The only comparison I can make to this episodes’ risk-taking and absolute dedication to the bit would be season three of Community but, even at its peak, that show never executed a genre episode this perfectly. Whether he was aping Goodfellas, G.I. Joe cartoons, Law & Order, or Ken Burns documentaries, showrunner Dan Harmon still had to wrap his pre-existing set of characters and meta-narratives around the template so that his show still made some sort of diegetic sense.

But Inside Amy—with a green light from Comedy Central and all the narrative freedom the sketch format affords—can simply drop Paul Giamatti, Jeff Goldblum, Nick DiPaolo, Kumail Nanjiani and others into a pop-up universe and let them dig into one-time roles. The episode also features some terrific shot-for-shot direction brought to you by Schumer and Ryan McFaul, who co-directed the episode, and the writing team (headed by Jessi Klein) has never been sharper.

My advice: savor this episode because it shouldn’t—and probably almost didn’t—exist.

The cast certainly relished the opportunity to be a part of it, judging from the energy they bring to their respective parts. Nick DiPaolo’s brashness is put to good use in his role as the juror most disgusted by Schumer’s appearance (Juror #3 if you’re familiar with the source material). Deadwood’s John Hawkes is perfectly cast as the Fonda stand-in who sets out to persuade his peers that Schumer, while not hot, is still “bangable.”

“Look, we’ve all at some point in our lives gotten a semi for a girl with a pillowy stomach or Muppet tits,” he announces to the room, straight-faced, “and that’s all the system demands for us to acquit Amy.”

Kumail Nanjiani almost steals the episode with a quip about dildos (which, incidentally, replace the switchblades in one of the most famous scenes from 12 Angry Men).
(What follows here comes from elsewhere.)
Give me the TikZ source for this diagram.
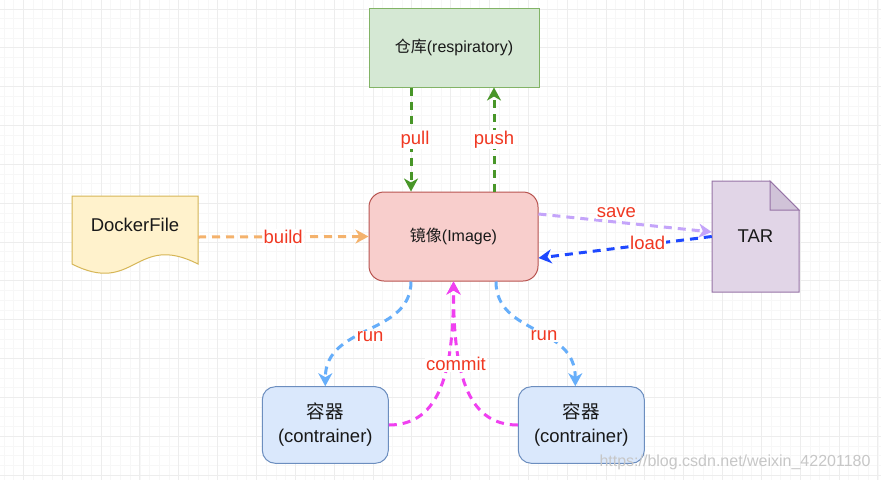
\documentclass[tikz,border=0pt]{standalone}
\usepackage{fontspec}
\setmainfont{Liberation Sans}
\newfontfamily\cjk{Noto Sans CJK SC}
\usepackage{xcolor}
\usetikzlibrary{arrows, arrows.meta}
\usetikzlibrary{calc}

\definecolor{repofill}{HTML}{D5E8D4}
\definecolor{repodraw}{HTML}{82B366}
\definecolor{imgfill}{HTML}{F8CECC}
\definecolor{imgdraw}{HTML}{B85450}
\definecolor{docfill}{HTML}{FFF2CC}
\definecolor{docdraw}{HTML}{D6B656}
\definecolor{tarfill}{HTML}{E1D5E7}
\definecolor{tarfold}{HTML}{D0C3D8}
\definecolor{tardraw}{HTML}{9673A6}
\definecolor{ctnfill}{HTML}{DAE8FC}
\definecolor{ctndraw}{HTML}{6C8EBF}
\definecolor{lblred}{RGB}{240,56,34}
\definecolor{pullgreen}{RGB}{72,150,40}
\definecolor{buildorange}{RGB}{244,178,108}
\definecolor{savepurple}{RGB}{196,164,250}
\definecolor{loadblue}{RGB}{30,72,255}
\definecolor{runblue}{RGB}{102,174,250}
\definecolor{commitpink}{RGB}{240,64,240}

\tikzset{
  gridminor/.style={line width=0.5pt, black!3},
  gridmajor/.style={line width=0.7pt, black!7},
  box/.style={draw, line width=1pt, text=black!90, inner sep=0pt},
  flow/.style={line width=3pt, dash pattern=on 8pt off 6pt,
    -{Stealth[length=13pt, width=14pt, inset=4pt]}},
  lbl/.style={text=lblred, fill=white, inner sep=1pt}
}

\begin{document}
\begin{tikzpicture}[x=1pt, y=-1pt, font=\fontsize{18.5}{24}\selectfont]
        \useasboundingbox (0,0) rectangle (881,480);
        \fill [white] (0,0) rectangle (881,480);
        % grid
        \foreach \i in {0,...,90} \draw [gridminor] (3.88+9.71*\i,0) -- (3.88+9.71*\i,480);
        \foreach \j in {0,...,48} \draw [gridminor] (0,8.86+9.71*\j) -- (881,8.86+9.71*\j);
        \foreach \i in {0,...,22} \draw [gridmajor] (23.3+38.84*\i,0) -- (23.3+38.84*\i,480);
        \foreach \j in {0,...,12} \draw [gridmajor] (0,8.86+38.84*\j) -- (881,8.86+38.84*\j);

        % boxes
        \node [box, fill=repofill, draw=repodraw, minimum width=170pt, minimum height=79pt,
               font=\fontsize{16}{19}\selectfont] (repo) at (454,47.5) {{\cjk 仓库}(respiratory)};
        \node [box, fill=imgfill, draw=imgdraw, rounded corners=15pt, minimum width=169pt, minimum height=89pt,
               font=\fontsize{16}{19}\selectfont] (image) at (453.5,236.5) {{\cjk 镜像}(Image)};
        \node [box, fill=ctnfill, draw=ctndraw, rounded corners=13pt, minimum width=126pt, minimum height=76.6pt,
               align=center] (c1) at (325.3,425) {{\cjk 容器}\\(contrainer)};
        \node [box, fill=ctnfill, draw=ctndraw, rounded corners=13pt, minimum width=126pt, minimum height=76.6pt,
               align=center] (c2) at (581.3,425) {{\cjk 容器}\\(contrainer)};

        % DockerFile
        \draw [docdraw, fill=docfill, line width=1pt] (72,196) -- (198,196) -- (198,264)
              .. controls (135,232) and (135,296) .. (72,264) -- cycle;
        \node [text=black!90] (docker) at (135,225) {DockerFile};
        \coordinate (dockerE) at (198,237);

        % TAR
        \draw [tardraw, fill=tarfill, line width=1pt] (712,181) -- (770,181) -- (799,210) -- (799,292) -- (712,292) -- cycle;
        \draw [tardraw, fill=tarfold, line width=1pt] (770,181) -- (770,210) -- (799,210) -- cycle;
        \node [text=black!90, minimum width=87pt, minimum height=111pt, inner sep=0pt] (tar) at (755.5,236.5) {TAR};

        % arrows
        \draw [flow, pullgreen] ([xshift=-43pt]repo.south) -- ([xshift=-43pt]repo.south |- image.north)
              node [lbl, midway, xshift=4pt] (lpull) {pull};
        \draw [flow, pullgreen] ([xshift=40pt]repo.south |- image.north) -- ([xshift=40pt]repo.south)
              node [lbl, midway] (lpush) {push};
        \draw [flow, buildorange] (dockerE) -- (image.west) node [lbl, midway] (lbuild) {build};
        \draw [flow, savepurple] ([yshift=22.5pt]image.east) -- ([yshift=4.5pt]tar.west)
              node [lbl, pos=0.45, yshift=9pt] (lsave) {save};
        \draw [flow, loadblue] (tar.west) -- ([yshift=-21.5pt]image.east)
              node [lbl, pos=0.37, yshift=2pt] (lload) {load};
        \draw [flow, runblue] ([xshift=-42.5pt]image.south) .. controls +(0,54) and +(0,-62) .. (c1.north)
              node [lbl, pos=0.5, yshift=-6pt, xshift=2pt] (lrun1) {run};
        \draw [flow, runblue] ([xshift=42.5pt]image.south) .. controls +(0,54) and +(0,-62) .. ([xshift=-6pt]c2.north)
              node [lbl, pos=0.57] (lrun2) {run};
        \draw [flow, commitpink] (c1.east) .. controls +(52,0) and +(0,89) .. (image.south);
        \draw [flow, commitpink] (c2.west) .. controls +(-52,0) and +(0,89) .. (image.south);
        \node [lbl] (lcommit) at (456,364) {commit};

        \node [text=black!22, font=\fontsize{16}{19}\selectfont] (mark) at (735,462) {https://blog.csdn.net/weixin\_42201180};
    \end{tikzpicture}
\end{document}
But it’s Giamatti who proves to be most game for the premise, delivering diatribes about Schumer’s “potato face” without a shred of irony. At one point, he reads the words “pine cone pussy” off of her set list with all the impotent derision he can muster and it’s beautiful.
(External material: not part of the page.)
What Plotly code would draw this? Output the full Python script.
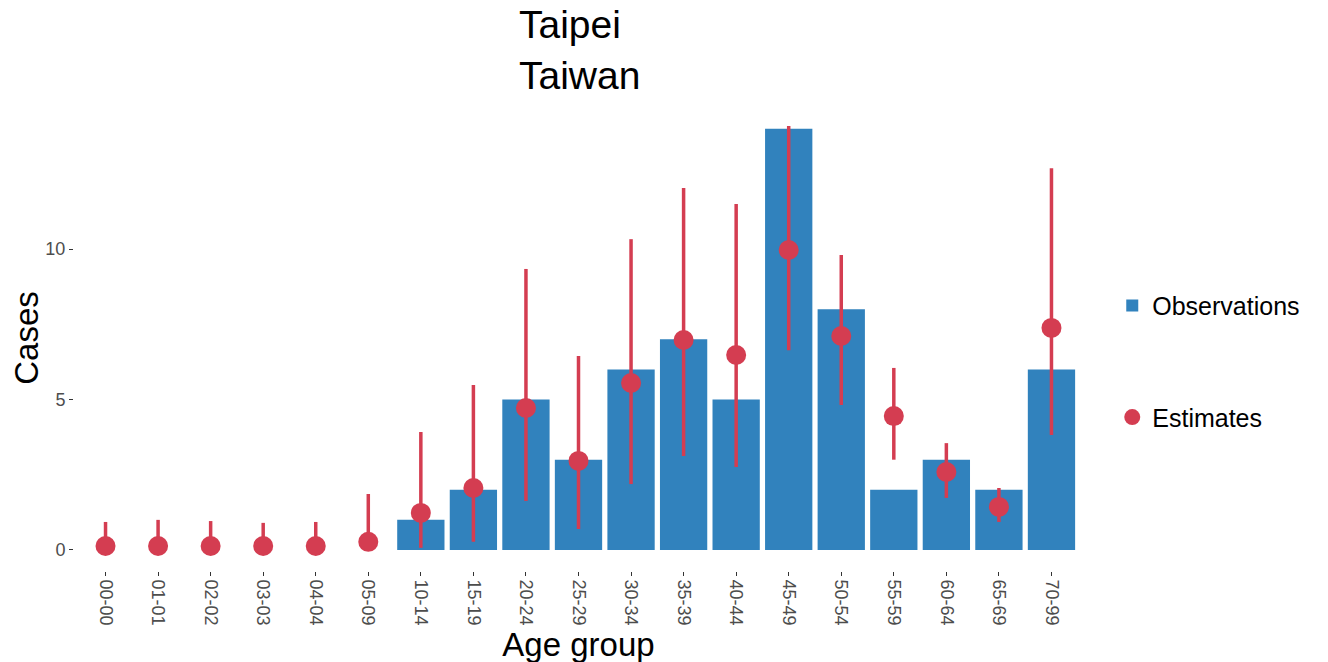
import plotly.graph_objects as go

categories = ["00-00", "01-01", "02-02", "03-03", "04-04", "05-09", "10-14", "15-19",
              "20-24", "25-29", "30-34", "35-39", "40-44", "45-49", "50-54", "55-59",
              "60-64", "65-69", "70-99"]
observations = [None, None, None, None, None, None, 1, 2, 5, 3, 6, 7, 5, 14, 8, 2, 3, 2, 6]
est_mid = [0.13, 0.13, 0.13, 0.13, 0.13, 0.27, 1.23, 2.06, 4.72, 2.96, 5.55, 6.98, 6.48,
           9.97, 7.11, 4.45, 2.59, 1.43, 7.38]
est_low = [0.0, 0.0, 0.0, 0.0, 0.0, 0.0, 0.07, 0.27, 1.63, 0.70, 2.19, 3.12, 2.76,
           6.64, 4.82, 3.00, 1.73, 0.93, 3.82]
est_high = [0.93, 1.00, 0.96, 0.90, 0.93, 1.86, 3.92, 5.48, 9.34, 6.45, 10.33, 12.03, 11.50,
            14.09, 9.80, 6.05, 3.55, 2.06, 12.69]

BLUE = "#3182bd"
RED = "#d43d51"
FONT = "Liberation Sans"

xs = list(range(len(categories)))

fig = go.Figure()
fig.add_trace(go.Bar(
    x=xs, y=observations, name="Observations", width=0.9,
    marker=dict(color=BLUE, line=dict(width=0)),
    legendgroup="obs",
))
fig.add_trace(go.Scatter(
    x=xs, y=est_mid, name="Estimates", mode="markers",
    marker=dict(color=RED, size=20),
    error_y=dict(type="data", symmetric=False,
                 array=[h - m for h, m in zip(est_high, est_mid)],
                 arrayminus=[m - l for m, l in zip(est_mid, est_low)],
                 color=RED, thickness=3.5, width=0),
    legendgroup="est",
))

fig.update_layout(
    width=1328, height=662,
    paper_bgcolor="white", plot_bgcolor="white",
    margin=dict(l=66, r=253, t=97, b=99),
    font=dict(family=FONT, color="black"),
    title=dict(text="Taipei<br>Taiwan", x=0.441, xref="paper", xanchor="left",
               y=1 - 30 / 662, yref="container", yanchor="top",
               font=dict(size=39, family=FONT, color="black")),
    showlegend=True,
    legend=dict(x=1.029, xanchor="left", y=0.45, yanchor="middle",
                font=dict(size=25, family=FONT, color="black"),
                tracegroupgap=76, bgcolor="rgba(0,0,0,0)"),
    bargap=0.1,
)
fig.update_xaxes(
    range=[-0.6, 18.6], tickmode="array", tickvals=xs, ticktext=categories,
    tickangle=90, ticks="outside", ticklen=4, tickcolor="#333333", tickwidth=1,
    tickfont=dict(size=18, color="#4d4d4d", family=FONT),
    showgrid=False, zeroline=False, showline=False, automargin=False,
    title=dict(text="Age group", font=dict(size=33, family=FONT, color="black"), standoff=0),
)
fig.update_yaxes(
    range=[-0.7, 14.79], tickvals=[0, 5, 10], ticks="outside", ticklen=4,
    tickcolor="#333333", tickwidth=1,
    tickfont=dict(size=18, color="#4d4d4d", family=FONT),
    showgrid=False, zeroline=False, showline=False, automargin=False,
    title=dict(text="Cases", font=dict(size=33, family=FONT, color="black"), standoff=11),
)

fig.write_html("out.html")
The episode’s message—that women must meet absurdly high and hypocritical standards of beauty to appear on television—is so intertwined with these amazing performances that the episode never feels overly moralistic, a tone that’s certainly present in the original 12 Angry Men and that can sometimes be Inside Amy’s Achilles heel.

Above all, the episode hints at an untapped creative energy behind the show that we’re only just beginning to glimpse. After an amazing premiere and a passable second episode, I was ready to accuse Schumer and company of front-loading their best material this season. But judging from this outing, Amy Schumer may not want to be sentenced to a format. I hope she gets to break free from it again.